David S. Sandberg’s 2013 short Lights Out was a deliciously terrifying idea, brilliantly executed: a woman, alone in her apartment, is haunted by a ghostly figure that only appears when the lights are off. It was three minutes of watch-through-your-hands tension but what happens when you take that idea and try to stretch it out to feature length? Well Sandberg has done just that and the result is a flimsy studio horror that entertains but fails to match the simple scares of the short.
As in the short, Lights Out is built almost entirely on one of the most common, primal phobias that humans experience: a fear of the dark. We’ve all been freaked out by the prospects of what might be lurking in the dark or even sworn we’ve seen something moving through the shadows. The film exploits that with a villain who exclusively resides in darkness, disappearing as soon as the lights are on. An opening scene establishes this shady figure as she terrorises a factory manager (Billy Burke), darting from one shadow to another and pouncing when the lights go out.
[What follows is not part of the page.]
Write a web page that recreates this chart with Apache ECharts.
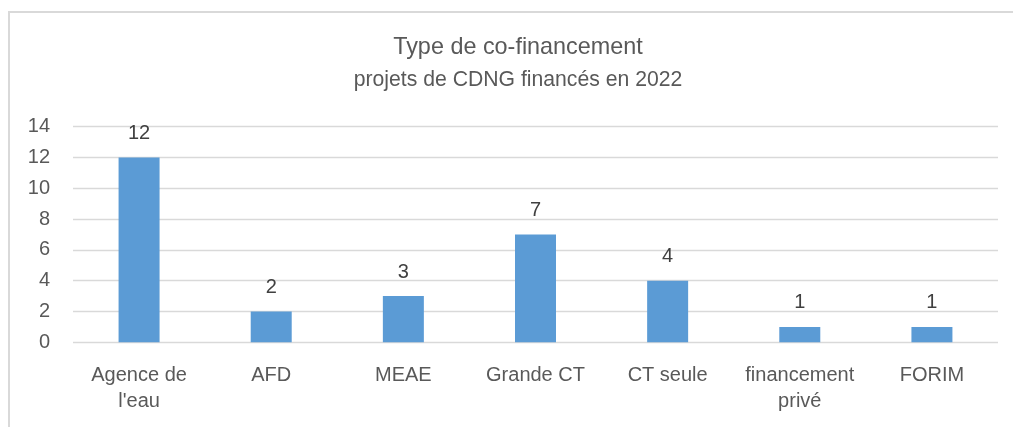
<!DOCTYPE html>
<html>
<head>
<meta charset="utf-8">
<script src="https://cdn.jsdelivr.net/npm/echarts@6/dist/echarts.min.js"></script>
<style>
html,body{margin:0;padding:0;background:#fff;}
#chart{width:1013px;height:427px;}
</style>
</head>
<body>
<div id="chart"></div>
<script>
const titleText = "Type de co-financement";
const subtitleText = "projets de CDNG financés en 2022";
const categories = ["Agence de\nl'eau", "AFD", "MEAE", "Grande CT", "CT seule", "financement\nprivé", "FORIM"];
const values = [12, 2, 3, 7, 4, 1, 1];
const yTicks = [0, 2, 4, 6, 8, 10, 12, 14];

const FONT = "Liberation Sans";
const TXT = "#595959";
const chart = echarts.init(document.getElementById('chart'), null, {renderer: 'canvas'});
chart.setOption({
  animation: false,
  backgroundColor: '#ffffff',
  graphic: [{
    type: 'rect',
    shape: {x: 9, y: 12, width: 1100, height: 600},
    style: {fill: 'none', stroke: '#D9D9D9', lineWidth: 2},
    silent: true
  }],
  title: [
    {text: titleText, left: 518, textAlign: 'center', top: 36.5,
     textStyle: {fontFamily: FONT, fontSize: 23.4, fontWeight: 'normal', color: TXT, lineHeight: 23}, padding: 0},
    {text: subtitleText, left: 518, textAlign: 'center', top: 70,
     textStyle: {fontFamily: FONT, fontSize: 21.2, fontWeight: 'normal', color: TXT, lineHeight: 21}, padding: 0}
  ],
  grid: {left: 73, right: 15, top: 126.7, bottom: 84.7, outerBoundsMode: 'none', containLabel: false},
  xAxis: {
    type: 'category',
    data: categories,
    axisLine: {show: false},
    axisTick: {show: false},
    axisLabel: {fontFamily: FONT, fontSize: 20, color: TXT, lineHeight: 26, margin: 20, interval: 0}
  },
  yAxis: {
    type: 'value',
    min: yTicks[0],
    max: yTicks[yTicks.length - 1],
    interval: yTicks[1] - yTicks[0],
    axisLine: {show: false},
    axisTick: {show: false},
    splitLine: {lineStyle: {color: '#D9D9D9', width: 1.3}},
    axisLabel: {fontFamily: FONT, fontSize: 20, color: TXT, margin: 23}
  },
  series: [{
    type: 'bar',
    data: values,
    barWidth: 41,
    itemStyle: {color: '#5B9BD5'},
    label: {show: true, position: 'top', distance: 14, fontFamily: FONT, fontSize: 20, color: '#404040', lineHeight: 20}
  }]
});
</script>
</body>
</html>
The meat of the film then focuses on this man’s family: wife Sophie (Maria Bello), young son Martin (Gabriel Bateman) and step daughter Rebecca (Teresa Palmer). Sophie has a history of mental health problems and retreats into her room after the death of her husband, spending most nights having hushed conversations in darkened rooms with her ‘imaginary’ friend Diana, which terrifies Martin. Rebecca meanwhile lives alone in an apartment that wouldn’t look out of place in a Papa Roach video, decked out in Avenged Sevenfold posters and as many stylised skulls as you can think of. If that didn’t tip you off that she’s got some issues, she doesn’t even let her adoring long-term boyfriend Bret (Alexander DiPersia) stay overnight.
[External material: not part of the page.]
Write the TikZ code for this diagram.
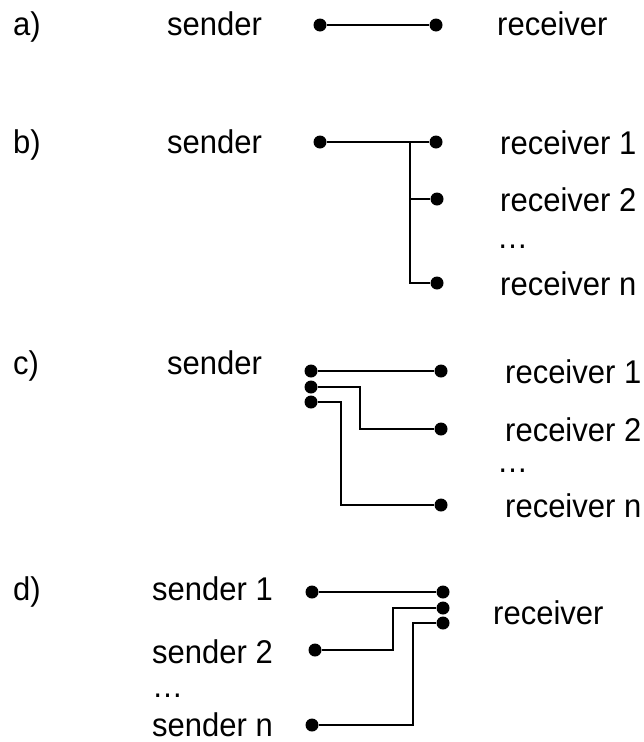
\documentclass[tikz,border=0pt]{standalone}
\usepackage{fontspec}
\setmainfont{Liberation Sans}
\tikzset{
  lbl/.style={anchor=base west, inner sep=0pt, font=\fontsize{31}{37}\selectfont, yscale=1.06, transform shape},
  pin/.style={circle, fill=black, inner sep=0pt, minimum size=13pt},
  wire/.style={black, line width=1.9pt}
}

\begin{document}
\begin{tikzpicture} [x=1pt, y=-1pt]
\useasboundingbox (0,0) rectangle (644,742);
\node[lbl] (la) at (13, 35){a)};
\node[lbl] (lsa) at (167, 35){sender};
\node[lbl] (lra) at (497, 35){receiver};
\node[pin] (sa) at (320, 25){};
\node[pin] (ra) at (436, 25){};
\draw[wire] (sa) -- (ra);

\node[lbl] (lb) at (13, 153){b)};
\node[lbl] (lsb) at (167, 153){sender};
\node[lbl] (lrb1) at (500, 154){receiver 1};
\node[lbl] (lrb2) at (500, 211){receiver 2};
\node[lbl] (ldb) at (497, 248){\dots};
\node[lbl] (lrbn) at (500, 295){receiver n};
\node[pin] (sb) at (320, 142){};
\node[pin] (rb1) at (436, 142){};
\node[pin] (rb2) at (437, 199){};
\node[pin] (rbn) at (437, 283){};
\coordinate (jb) at (410, 142);
\draw[wire] (sb) -- (rb1);
\draw[wire] (jb) |- (rbn);
\draw[wire] (jb |- rb2) -- (rb2);

\node[lbl] (lc) at (13, 374){c)};
\node[lbl] (lsc) at (167, 374){sender};
\node[lbl] (lrc1) at (505, 383){receiver 1};
\node[lbl] (lrc2) at (505, 441){receiver 2};
\node[lbl] (ldc) at (497, 472){\dots};
\node[lbl] (lrcn) at (505, 517){receiver n};
\node[pin] (sc1) at (311, 371){};
\node[pin] (sc2) at (311, 387){};
\node[pin] (sc3) at (311, 402){};
\node[pin] (rc1) at (441, 371){};
\node[pin] (rc2) at (441, 429){};
\node[pin] (rcn) at (441, 505){};
\coordinate (kc2) at (360, 0);
\coordinate (kcn) at (341, 0);
\draw[wire] (sc1) -- (rc1);
\draw[wire] (sc2) -| (kc2 |- rc2) -- (rc2);
\draw[wire] (sc3) -| (kcn |- rcn) -- (rcn);

\node[lbl] (ld) at (13, 600){d)};
\node[lbl] (lsd1) at (152, 600){sender 1};
\node[lbl] (lsd2) at (152, 663){sender 2};
\node[lbl] (ldd) at (152, 697){\dots};
\node[lbl] (lsdn) at (152, 736){sender n};
\node[lbl] (lrd) at (493, 624){receiver};
\node[pin] (sd1) at (312, 592){};
\node[pin] (sd2) at (315, 650){};
\node[pin] (sdn) at (312, 725){};
\node[pin] (rd1) at (443, 592){};
\node[pin] (rd2) at (443, 608){};
\node[pin] (rdn) at (443, 623){};
\coordinate (kd2) at (393, 0);
\coordinate (kdn) at (413, 0);
\draw[wire] (sd1) -- (rd1);
\draw[wire] (sd2) -| (kd2 |- rd2) -- (rd2);
\draw[wire] (sdn) -| (kdn |- rdn) -- (rdn);
\end{tikzpicture}
\end{document}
It’s no surprise that Sophie’s sleepover buddy Diana is the same creature that offed her husband and this light-averse ghost plans to get rid of Rebecca, Martin and anyone else who threatens her relationship with Sophie. Considering Rebecca and Martin cotton on to this fact pretty quickly, it’s baffling how many scenes they spend in dimly lit rooms but the film does show invention and ingenuity in its use of various different light sources. Diana flits in out and of sight courtesy of everything from the low hum of a tattoo parlour’s neon sign to car headlights and, in one particularly smart scene, the flashes of a gun blast. Though the film bears aesthetic similarities to most mainstream horrors in The Conjuring mould – it’s no surprise that horror maestro James Wan is a producer here – Sandberg sticks primarily to practical effects and makes the most of his few murky locations, giving the family home a musty and suffocating feel that adds to the unnerving atmosphere throughout.
Where Sandberg and screenwriter Eric Heisserer go wrong is in over explaining, giving Diana a clunky backstory that is at one point literally written on the wall. Yet for all they delve into her past and her connection with Sophie, the film is frustratingly inconsistent and unclear when it comes to her present form, failing to establish how or why she’s a ghost, how much light she can handle or why she’s seemingly immune to everything but sizzles when light hits her. It might sound like nit picking but the film is so insistent on letting us in on everything there is to know about this character except when it might restrict the plot or the set pieces. A film should work by its own rules but this film continually bends them to suit itself.
While the central monster worked better as a vague malevolent force, Lights Out still largely works thanks to Sandberg’s command of tension and his ability to craft the kind of scares that make you jump, then laugh afterwards. The characters don’t have much to them beyond their obvious archetypes but Palmer and Bello do an admirable job of making them believable and empathetic, providing some necessary heart at the centre of the jump scares. While it will never be a classic in the genre, Lights Out announces Sandberg as a talented purveyor of crowd-pleasing scares.